──────── Supplied material ────────
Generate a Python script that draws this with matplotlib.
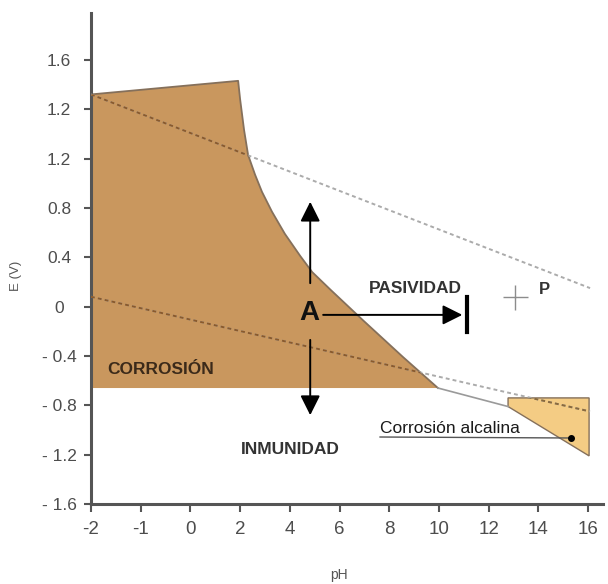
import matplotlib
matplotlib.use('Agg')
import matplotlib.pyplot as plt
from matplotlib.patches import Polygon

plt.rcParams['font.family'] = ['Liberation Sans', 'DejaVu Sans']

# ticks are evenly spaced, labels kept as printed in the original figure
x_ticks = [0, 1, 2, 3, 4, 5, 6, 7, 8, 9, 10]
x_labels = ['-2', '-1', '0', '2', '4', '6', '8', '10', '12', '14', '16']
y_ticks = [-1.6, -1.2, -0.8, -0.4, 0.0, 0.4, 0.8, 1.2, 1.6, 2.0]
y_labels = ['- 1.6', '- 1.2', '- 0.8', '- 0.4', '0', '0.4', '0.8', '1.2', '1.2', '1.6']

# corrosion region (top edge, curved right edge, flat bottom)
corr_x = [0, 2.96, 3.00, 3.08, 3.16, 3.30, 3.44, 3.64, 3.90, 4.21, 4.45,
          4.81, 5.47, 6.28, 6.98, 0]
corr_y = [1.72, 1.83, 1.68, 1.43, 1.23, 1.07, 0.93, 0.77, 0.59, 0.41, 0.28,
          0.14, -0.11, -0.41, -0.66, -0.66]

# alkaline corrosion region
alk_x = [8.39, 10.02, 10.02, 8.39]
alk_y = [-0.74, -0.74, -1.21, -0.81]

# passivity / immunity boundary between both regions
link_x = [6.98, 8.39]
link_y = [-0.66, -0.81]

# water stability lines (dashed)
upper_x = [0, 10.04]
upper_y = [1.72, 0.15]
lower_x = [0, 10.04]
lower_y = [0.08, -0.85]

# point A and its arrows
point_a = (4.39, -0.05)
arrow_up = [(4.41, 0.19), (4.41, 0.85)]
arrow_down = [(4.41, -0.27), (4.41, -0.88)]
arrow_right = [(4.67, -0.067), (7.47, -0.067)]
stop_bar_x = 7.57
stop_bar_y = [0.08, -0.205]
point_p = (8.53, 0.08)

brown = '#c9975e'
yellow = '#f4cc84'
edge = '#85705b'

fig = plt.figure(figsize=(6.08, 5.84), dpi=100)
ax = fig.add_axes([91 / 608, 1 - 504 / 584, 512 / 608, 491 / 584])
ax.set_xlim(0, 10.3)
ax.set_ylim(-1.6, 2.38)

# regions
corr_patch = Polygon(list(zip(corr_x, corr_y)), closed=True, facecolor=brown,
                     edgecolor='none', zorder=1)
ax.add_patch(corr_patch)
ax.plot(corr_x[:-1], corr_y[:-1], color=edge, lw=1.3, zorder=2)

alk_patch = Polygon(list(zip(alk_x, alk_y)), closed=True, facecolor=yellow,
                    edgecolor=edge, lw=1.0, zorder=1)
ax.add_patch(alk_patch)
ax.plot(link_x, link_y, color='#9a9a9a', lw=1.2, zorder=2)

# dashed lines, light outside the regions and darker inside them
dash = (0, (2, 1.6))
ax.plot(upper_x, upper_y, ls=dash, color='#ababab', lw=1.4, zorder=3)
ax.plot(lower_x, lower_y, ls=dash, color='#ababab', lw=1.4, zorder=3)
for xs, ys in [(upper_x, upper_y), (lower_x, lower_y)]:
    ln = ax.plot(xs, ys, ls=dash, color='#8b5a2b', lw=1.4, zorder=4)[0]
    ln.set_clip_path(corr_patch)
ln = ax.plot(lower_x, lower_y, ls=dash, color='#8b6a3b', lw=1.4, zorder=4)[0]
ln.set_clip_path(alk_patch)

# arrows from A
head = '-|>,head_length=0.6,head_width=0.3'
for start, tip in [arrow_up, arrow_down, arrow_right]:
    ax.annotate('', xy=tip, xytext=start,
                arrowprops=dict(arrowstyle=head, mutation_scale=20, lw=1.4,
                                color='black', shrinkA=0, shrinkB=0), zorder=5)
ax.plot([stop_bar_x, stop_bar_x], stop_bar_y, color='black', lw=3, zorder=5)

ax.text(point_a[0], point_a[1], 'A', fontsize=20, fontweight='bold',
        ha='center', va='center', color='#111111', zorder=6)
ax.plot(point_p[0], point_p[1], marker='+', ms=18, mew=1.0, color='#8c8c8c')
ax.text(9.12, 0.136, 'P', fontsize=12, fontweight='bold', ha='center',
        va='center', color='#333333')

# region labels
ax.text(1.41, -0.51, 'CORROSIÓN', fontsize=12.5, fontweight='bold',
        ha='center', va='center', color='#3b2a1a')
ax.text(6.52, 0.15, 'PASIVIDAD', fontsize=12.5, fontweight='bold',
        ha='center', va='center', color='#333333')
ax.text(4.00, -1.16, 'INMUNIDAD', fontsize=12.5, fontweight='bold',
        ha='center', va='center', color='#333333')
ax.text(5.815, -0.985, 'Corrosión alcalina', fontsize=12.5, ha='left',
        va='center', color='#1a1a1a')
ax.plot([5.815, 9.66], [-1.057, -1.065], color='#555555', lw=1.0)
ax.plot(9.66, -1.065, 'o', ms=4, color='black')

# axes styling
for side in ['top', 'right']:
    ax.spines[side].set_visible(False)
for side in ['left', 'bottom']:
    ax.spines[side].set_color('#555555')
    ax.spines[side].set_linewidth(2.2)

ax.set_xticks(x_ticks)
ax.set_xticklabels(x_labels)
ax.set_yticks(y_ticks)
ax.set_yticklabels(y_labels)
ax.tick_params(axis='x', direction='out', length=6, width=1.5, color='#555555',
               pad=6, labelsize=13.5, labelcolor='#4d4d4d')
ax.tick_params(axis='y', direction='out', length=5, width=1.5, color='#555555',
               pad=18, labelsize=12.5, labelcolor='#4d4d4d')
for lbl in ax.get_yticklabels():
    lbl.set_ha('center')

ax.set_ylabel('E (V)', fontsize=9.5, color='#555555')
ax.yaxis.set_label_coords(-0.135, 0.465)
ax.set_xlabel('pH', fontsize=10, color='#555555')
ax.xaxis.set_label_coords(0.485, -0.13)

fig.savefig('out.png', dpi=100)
────────
- [Short task] Except for the pictures, copy the material above exactly.

- [Exercise solution]
Generate a Python script that draws this with matplotlib.
import matplotlib
matplotlib.use('Agg')
import matplotlib.pyplot as plt
from matplotlib.patches import Polygon

plt.rcParams['font.family'] = ['Liberation Sans', 'DejaVu Sans']

# ticks are evenly spaced, labels kept as printed in the original figure
x_ticks = [0, 1, 2, 3, 4, 5, 6, 7, 8, 9, 10]
x_labels = ['-2', '-1', '0', '2', '4', '6', '8', '10', '12', '14', '16']
y_ticks = [-1.6, -1.2, -0.8, -0.4, 0.0, 0.4, 0.8, 1.2, 1.6, 2.0]
y_labels = ['- 1.6', '- 1.2', '- 0.8', '- 0.4', '0', '0.4', '0.8', '1.2', '1.2', '1.6']

# corrosion region (top edge, curved right edge, flat bottom)
corr_x = [0, 2.96, 3.00, 3.08, 3.16, 3.30, 3.44, 3.64, 3.90, 4.21, 4.45,
          4.81, 5.47, 6.28, 6.98, 0]
corr_y = [1.72, 1.83, 1.68, 1.43, 1.23, 1.07, 0.93, 0.77, 0.59, 0.41, 0.28,
          0.14, -0.11, -0.41, -0.66, -0.66]

# alkaline corrosion region
alk_x = [8.39, 10.02, 10.02, 8.39]
alk_y = [-0.74, -0.74, -1.21, -0.81]

# passivity / immunity boundary between both regions
link_x = [6.98, 8.39]
link_y = [-0.66, -0.81]

# water stability lines (dashed)
upper_x = [0, 10.04]
upper_y = [1.72, 0.15]
lower_x = [0, 10.04]
lower_y = [0.08, -0.85]

# point A and its arrows
point_a = (4.39, -0.05)
arrow_up = [(4.41, 0.19), (4.41, 0.85)]
arrow_down = [(4.41, -0.27), (4.41, -0.88)]
arrow_right = [(4.67, -0.067), (7.47, -0.067)]
stop_bar_x = 7.57
stop_bar_y = [0.08, -0.205]
point_p = (8.53, 0.08)

brown = '#c9975e'
yellow = '#f4cc84'
edge = '#85705b'

fig = plt.figure(figsize=(6.08, 5.84), dpi=100)
ax = fig.add_axes([91 / 608, 1 - 504 / 584, 512 / 608, 491 / 584])
ax.set_xlim(0, 10.3)
ax.set_ylim(-1.6, 2.38)

# regions
corr_patch = Polygon(list(zip(corr_x, corr_y)), closed=True, facecolor=brown,
                     edgecolor='none', zorder=1)
ax.add_patch(corr_patch)
ax.plot(corr_x[:-1], corr_y[:-1], color=edge, lw=1.3, zorder=2)

alk_patch = Polygon(list(zip(alk_x, alk_y)), closed=True, facecolor=yellow,
                    edgecolor=edge, lw=1.0, zorder=1)
ax.add_patch(alk_patch)
ax.plot(link_x, link_y, color='#9a9a9a', lw=1.2, zorder=2)

# dashed lines, light outside the regions and darker inside them
dash = (0, (2, 1.6))
ax.plot(upper_x, upper_y, ls=dash, color='#ababab', lw=1.4, zorder=3)
ax.plot(lower_x, lower_y, ls=dash, color='#ababab', lw=1.4, zorder=3)
for xs, ys in [(upper_x, upper_y), (lower_x, lower_y)]:
    ln = ax.plot(xs, ys, ls=dash, color='#8b5a2b', lw=1.4, zorder=4)[0]
    ln.set_clip_path(corr_patch)
ln = ax.plot(lower_x, lower_y, ls=dash, color='#8b6a3b', lw=1.4, zorder=4)[0]
ln.set_clip_path(alk_patch)

# arrows from A
head = '-|>,head_length=0.6,head_width=0.3'
for start, tip in [arrow_up, arrow_down, arrow_right]:
    ax.annotate('', xy=tip, xytext=start,
                arrowprops=dict(arrowstyle=head, mutation_scale=20, lw=1.4,
                                color='black', shrinkA=0, shrinkB=0), zorder=5)
ax.plot([stop_bar_x, stop_bar_x], stop_bar_y, color='black', lw=3, zorder=5)

ax.text(point_a[0], point_a[1], 'A', fontsize=20, fontweight='bold',
        ha='center', va='center', color='#111111', zorder=6)
ax.plot(point_p[0], point_p[1], marker='+', ms=18, mew=1.0, color='#8c8c8c')
ax.text(9.12, 0.136, 'P', fontsize=12, fontweight='bold', ha='center',
        va='center', color='#333333')

# region labels
ax.text(1.41, -0.51, 'CORROSIÓN', fontsize=12.5, fontweight='bold',
        ha='center', va='center', color='#3b2a1a')
ax.text(6.52, 0.15, 'PASIVIDAD', fontsize=12.5, fontweight='bold',
        ha='center', va='center', color='#333333')
ax.text(4.00, -1.16, 'INMUNIDAD', fontsize=12.5, fontweight='bold',
        ha='center', va='center', color='#333333')
ax.text(5.815, -0.985, 'Corrosión alcalina', fontsize=12.5, ha='left',
        va='center', color='#1a1a1a')
ax.plot([5.815, 9.66], [-1.057, -1.065], color='#555555', lw=1.0)
ax.plot(9.66, -1.065, 'o', ms=4, color='black')

# axes styling
for side in ['top', 'right']:
    ax.spines[side].set_visible(False)
for side in ['left', 'bottom']:
    ax.spines[side].set_color('#555555')
    ax.spines[side].set_linewidth(2.2)

ax.set_xticks(x_ticks)
ax.set_xticklabels(x_labels)
ax.set_yticks(y_ticks)
ax.set_yticklabels(y_labels)
ax.tick_params(axis='x', direction='out', length=6, width=1.5, color='#555555',
               pad=6, labelsize=13.5, labelcolor='#4d4d4d')
ax.tick_params(axis='y', direction='out', length=5, width=1.5, color='#555555',
               pad=18, labelsize=12.5, labelcolor='#4d4d4d')
for lbl in ax.get_yticklabels():
    lbl.set_ha('center')

ax.set_ylabel('E (V)', fontsize=9.5, color='#555555')
ax.yaxis.set_label_coords(-0.135, 0.465)
ax.set_xlabel('pH', fontsize=10, color='#555555')
ax.xaxis.set_label_coords(0.485, -0.13)

fig.savefig('out.png', dpi=100)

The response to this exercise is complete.